| Exercise instructions |
Transcribe the whole listing without a single picture.

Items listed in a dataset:
+-------+

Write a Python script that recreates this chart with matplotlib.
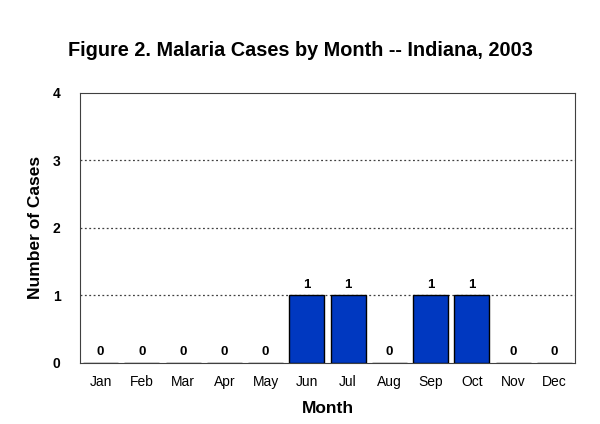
import matplotlib
matplotlib.use("Agg")
import matplotlib.pyplot as plt

plt.rcParams['font.family'] = ['Liberation Sans', 'DejaVu Sans']

months = ["Jan", "Feb", "Mar", "Apr", "May", "Jun", "Jul", "Aug", "Sep", "Oct", "Nov", "Dec"]
cases = [0, 0, 0, 0, 0, 1, 1, 0, 1, 1, 0, 0]
yticks = [0, 1, 2, 3, 4]

fig = plt.figure(figsize=(6, 4.24), dpi=100)
ax = fig.add_axes([0.1333, 0.144, 0.825, 0.637])

x = range(len(months))
ax.bar(x, cases, width=0.85, color="#0038C0", edgecolor="black", linewidth=1, zorder=3)
for i, v in zip(x, cases):
    ax.text(i, v + 0.07, str(v), ha="center", va="bottom", fontsize=9.5, fontweight="bold")

ax.set_xlim(-0.5, len(months) - 0.5)
ax.set_ylim(0, 4)
ax.set_yticks(yticks)
ax.set_yticklabels([str(t) for t in yticks], fontweight="bold", fontsize=10)
ax.set_xticks(list(x))
ax.set_xticklabels(months, fontsize=10)
ax.tick_params(length=0, pad=9)
ax.tick_params(axis="y", pad=14)
for t in yticks[1:-1]:
    ax.axhline(t, color="#404040", linestyle=(0, (1.5, 2)), linewidth=0.9, zorder=1)
for s in ax.spines.values():
    s.set_linewidth(0.8)
    s.set_color("#404040")

ax.set_xlabel("Month", fontsize=12.5, fontweight="bold", labelpad=8)
ax.set_ylabel("Number of Cases", fontsize=12.5, fontweight="bold", labelpad=7)
fig.text(0.5, 0.88, "Figure 2. Malaria Cases by Month -- Indiana, 2003",
         ha="center", va="center", fontsize=14.3, fontweight="bold")

fig.savefig("out.png", dpi=100)
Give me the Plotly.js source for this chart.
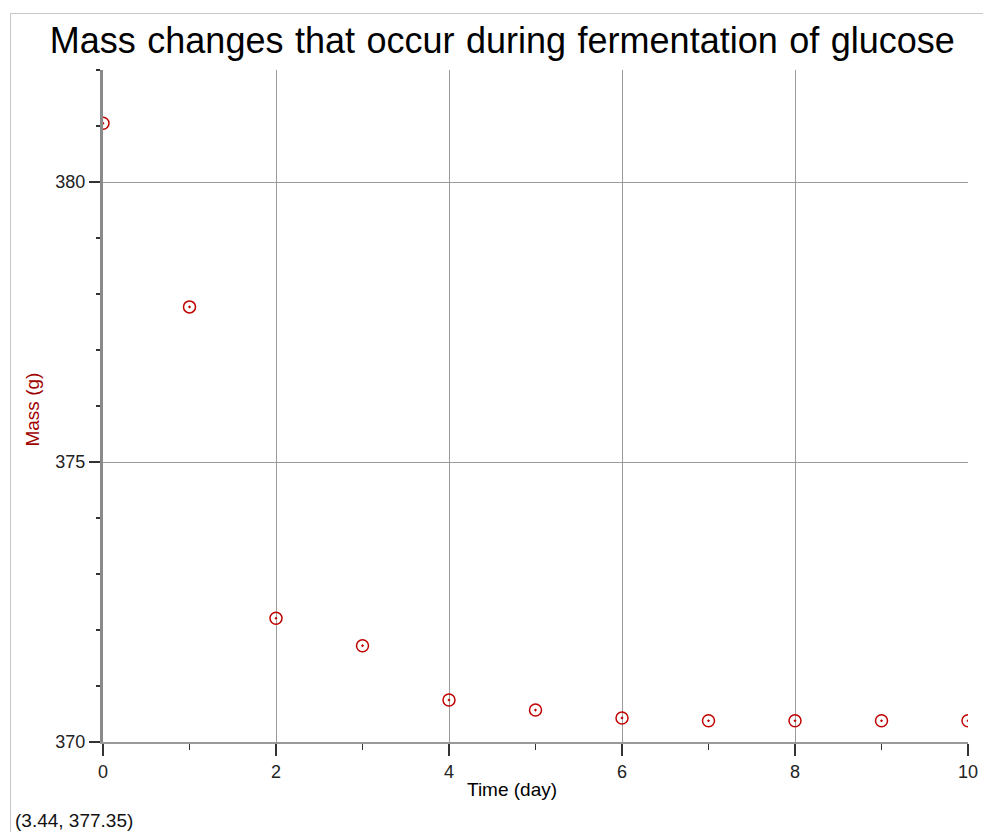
<!DOCTYPE html>
<html>
<head>
<meta charset="utf-8">
<script src="https://cdn.plot.ly/plotly-3.0.1.min.js"></script>
<style>
  html, body { margin: 0; padding: 0; background: #fff; }
  #wrap { position: relative; width: 983px; height: 832px; }
  #chart { width: 983px; height: 832px; }
  #frame { position: absolute; left: 10px; top: 13px; right: 0; bottom: 0;
           border-left: 1px solid #c8c8c8; border-top: 1px solid #c8c8c8; pointer-events: none; }
  .gtitle { word-spacing: 1.5px; }
</style>
</head>
<body>
<div id="wrap">
  <div id="chart"></div>
  <div id="frame"></div>
</div>
<script>
const timeDays = [0, 1, 2, 3, 4, 5, 6, 7, 8, 9, 10];
const massGrams = [381.05, 377.77, 372.21, 371.72, 370.75, 370.57, 370.43, 370.38, 370.38, 370.38, 370.38];
const chartTitle = 'Mass changes that occur during fermentation of glucose';
const xTitle = 'Time (day)';
const yTitle = 'Mass (g)';
const cursorReadout = '(3.44, 377.35)';

const font = 'Liberation Sans, Arial, sans-serif';

const trace = {
  x: timeDays,
  y: massGrams,
  type: 'scatter',
  mode: 'markers',
  marker: {
    symbol: 'circle-open-dot',
    size: 12,
    color: '#c00000',
    line: { color: '#c00000', width: 1.5 }
  },
  cliponaxis: true,
  hoverinfo: 'x+y'
};

const layout = {
  width: 983,
  height: 832,
  margin: { l: 103, r: 15, t: 70, b: 90 },
  paper_bgcolor: '#fff',
  plot_bgcolor: '#fff',
  showlegend: false,
  font: { family: font, color: '#222' },
  title: {
    text: chartTitle,
    font: { family: font, size: 36, color: '#000' },
    x: 0.511, xanchor: 'center',
    y: 0.951, yanchor: 'middle'
  },
  xaxis: {
    range: [0, 10],
    dtick: 2, tick0: 0,
    ticks: 'outside', ticklen: 12, tickwidth: 1.5, tickcolor: '#333',
    showgrid: true, gridcolor: '#9a9a9a', gridwidth: 1,
    zeroline: false,
    showline: true, linecolor: '#999', linewidth: 2,
    tickfont: { family: font, size: 18, color: '#222' },
    minor: { dtick: 1, ticks: 'outside', ticklen: 6, tickwidth: 1.5, tickcolor: '#333', showgrid: false },
    fixedrange: true
  },
  yaxis: {
    range: [370, 382],
    dtick: 5, tick0: 370,
    ticks: 'outside', ticklen: 11, tickwidth: 1.5, tickcolor: '#333',
    showgrid: true, gridcolor: '#9a9a9a', gridwidth: 1,
    zeroline: false,
    showline: true, linecolor: '#8a8a8a', linewidth: 3,
    tickfont: { family: font, size: 18, color: '#222' },
    minor: { dtick: 1, ticks: 'outside', ticklen: 4, tickwidth: 1.5, tickcolor: '#333', showgrid: false },
    fixedrange: true
  },
  annotations: [
    {
      text: xTitle,
      xref: 'paper', yref: 'paper',
      x: 0.473, y: -0.0714,
      xanchor: 'center', yanchor: 'middle',
      showarrow: false,
      font: { family: font, size: 19, color: '#000' }
    },
    {
      text: yTitle,
      xref: 'paper', yref: 'paper',
      x: -0.0815, y: 0.494,
      xanchor: 'center', yanchor: 'middle',
      textangle: -90,
      showarrow: false,
      font: { family: font, size: 19, color: '#a00000' }
    },
    {
      text: cursorReadout,
      xref: 'paper', yref: 'paper',
      x: -0.1035, y: -0.1175,
      xanchor: 'left', yanchor: 'middle',
      showarrow: false,
      font: { family: font, size: 19, color: '#111' }
    }
  ]
};

Plotly.newPlot('chart', [trace], layout, { displayModeBar: false, staticPlot: true });
</script>
</body>
</html>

+-------+

| Worked solution |
Write a Python script that recreates this chart with matplotlib.
import matplotlib
matplotlib.use("Agg")
import matplotlib.pyplot as plt

plt.rcParams['font.family'] = ['Liberation Sans', 'DejaVu Sans']

months = ["Jan", "Feb", "Mar", "Apr", "May", "Jun", "Jul", "Aug", "Sep", "Oct", "Nov", "Dec"]
cases = [0, 0, 0, 0, 0, 1, 1, 0, 1, 1, 0, 0]
yticks = [0, 1, 2, 3, 4]

fig = plt.figure(figsize=(6, 4.24), dpi=100)
ax = fig.add_axes([0.1333, 0.144, 0.825, 0.637])

x = range(len(months))
ax.bar(x, cases, width=0.85, color="#0038C0", edgecolor="black", linewidth=1, zorder=3)
for i, v in zip(x, cases):
    ax.text(i, v + 0.07, str(v), ha="center", va="bottom", fontsize=9.5, fontweight="bold")

ax.set_xlim(-0.5, len(months) - 0.5)
ax.set_ylim(0, 4)
ax.set_yticks(yticks)
ax.set_yticklabels([str(t) for t in yticks], fontweight="bold", fontsize=10)
ax.set_xticks(list(x))
ax.set_xticklabels(months, fontsize=10)
ax.tick_params(length=0, pad=9)
ax.tick_params(axis="y", pad=14)
for t in yticks[1:-1]:
    ax.axhline(t, color="#404040", linestyle=(0, (1.5, 2)), linewidth=0.9, zorder=1)
for s in ax.spines.values():
    s.set_linewidth(0.8)
    s.set_color("#404040")

ax.set_xlabel("Month", fontsize=12.5, fontweight="bold", labelpad=8)
ax.set_ylabel("Number of Cases", fontsize=12.5, fontweight="bold", labelpad=7)
fig.text(0.5, 0.88, "Figure 2. Malaria Cases by Month -- Indiana, 2003",
         ha="center", va="center", fontsize=14.3, fontweight="bold")

fig.savefig("out.png", dpi=100)
Give me the Plotly.js source for this chart.
<!DOCTYPE html>
<html>
<head>
<meta charset="utf-8">
<script src="https://cdn.plot.ly/plotly-3.0.1.min.js"></script>
<style>
  html, body { margin: 0; padding: 0; background: #fff; }
  #wrap { position: relative; width: 983px; height: 832px; }
  #chart { width: 983px; height: 832px; }
  #frame { position: absolute; left: 10px; top: 13px; right: 0; bottom: 0;
           border-left: 1px solid #c8c8c8; border-top: 1px solid #c8c8c8; pointer-events: none; }
  .gtitle { word-spacing: 1.5px; }
</style>
</head>
<body>
<div id="wrap">
  <div id="chart"></div>
  <div id="frame"></div>
</div>
<script>
const timeDays = [0, 1, 2, 3, 4, 5, 6, 7, 8, 9, 10];
const massGrams = [381.05, 377.77, 372.21, 371.72, 370.75, 370.57, 370.43, 370.38, 370.38, 370.38, 370.38];
const chartTitle = 'Mass changes that occur during fermentation of glucose';
const xTitle = 'Time (day)';
const yTitle = 'Mass (g)';
const cursorReadout = '(3.44, 377.35)';

const font = 'Liberation Sans, Arial, sans-serif';

const trace = {
  x: timeDays,
  y: massGrams,
  type: 'scatter',
  mode: 'markers',
  marker: {
    symbol: 'circle-open-dot',
    size: 12,
    color: '#c00000',
    line: { color: '#c00000', width: 1.5 }
  },
  cliponaxis: true,
  hoverinfo: 'x+y'
};

const layout = {
  width: 983,
  height: 832,
  margin: { l: 103, r: 15, t: 70, b: 90 },
  paper_bgcolor: '#fff',
  plot_bgcolor: '#fff',
  showlegend: false,
  font: { family: font, color: '#222' },
  title: {
    text: chartTitle,
    font: { family: font, size: 36, color: '#000' },
    x: 0.511, xanchor: 'center',
    y: 0.951, yanchor: 'middle'
  },
  xaxis: {
    range: [0, 10],
    dtick: 2, tick0: 0,
    ticks: 'outside', ticklen: 12, tickwidth: 1.5, tickcolor: '#333',
    showgrid: true, gridcolor: '#9a9a9a', gridwidth: 1,
    zeroline: false,
    showline: true, linecolor: '#999', linewidth: 2,
    tickfont: { family: font, size: 18, color: '#222' },
    minor: { dtick: 1, ticks: 'outside', ticklen: 6, tickwidth: 1.5, tickcolor: '#333', showgrid: false },
    fixedrange: true
  },
  yaxis: {
    range: [370, 382],
    dtick: 5, tick0: 370,
    ticks: 'outside', ticklen: 11, tickwidth: 1.5, tickcolor: '#333',
    showgrid: true, gridcolor: '#9a9a9a', gridwidth: 1,
    zeroline: false,
    showline: true, linecolor: '#8a8a8a', linewidth: 3,
    tickfont: { family: font, size: 18, color: '#222' },
    minor: { dtick: 1, ticks: 'outside', ticklen: 4, tickwidth: 1.5, tickcolor: '#333', showgrid: false },
    fixedrange: true
  },
  annotations: [
    {
      text: xTitle,
      xref: 'paper', yref: 'paper',
      x: 0.473, y: -0.0714,
      xanchor: 'center', yanchor: 'middle',
      showarrow: false,
      font: { family: font, size: 19, color: '#000' }
    },
    {
      text: yTitle,
      xref: 'paper', yref: 'paper',
      x: -0.0815, y: 0.494,
      xanchor: 'center', yanchor: 'middle',
      textangle: -90,
      showarrow: false,
      font: { family: font, size: 19, color: '#a00000' }
    },
    {
      text: cursorReadout,
      xref: 'paper', yref: 'paper',
      x: -0.1035, y: -0.1175,
      xanchor: 'left', yanchor: 'middle',
      showarrow: false,
      font: { family: font, size: 19, color: '#111' }
    }
  ]
};

Plotly.newPlot('chart', [trace], layout, { displayModeBar: false, staticPlot: true });
</script>
</body>
</html>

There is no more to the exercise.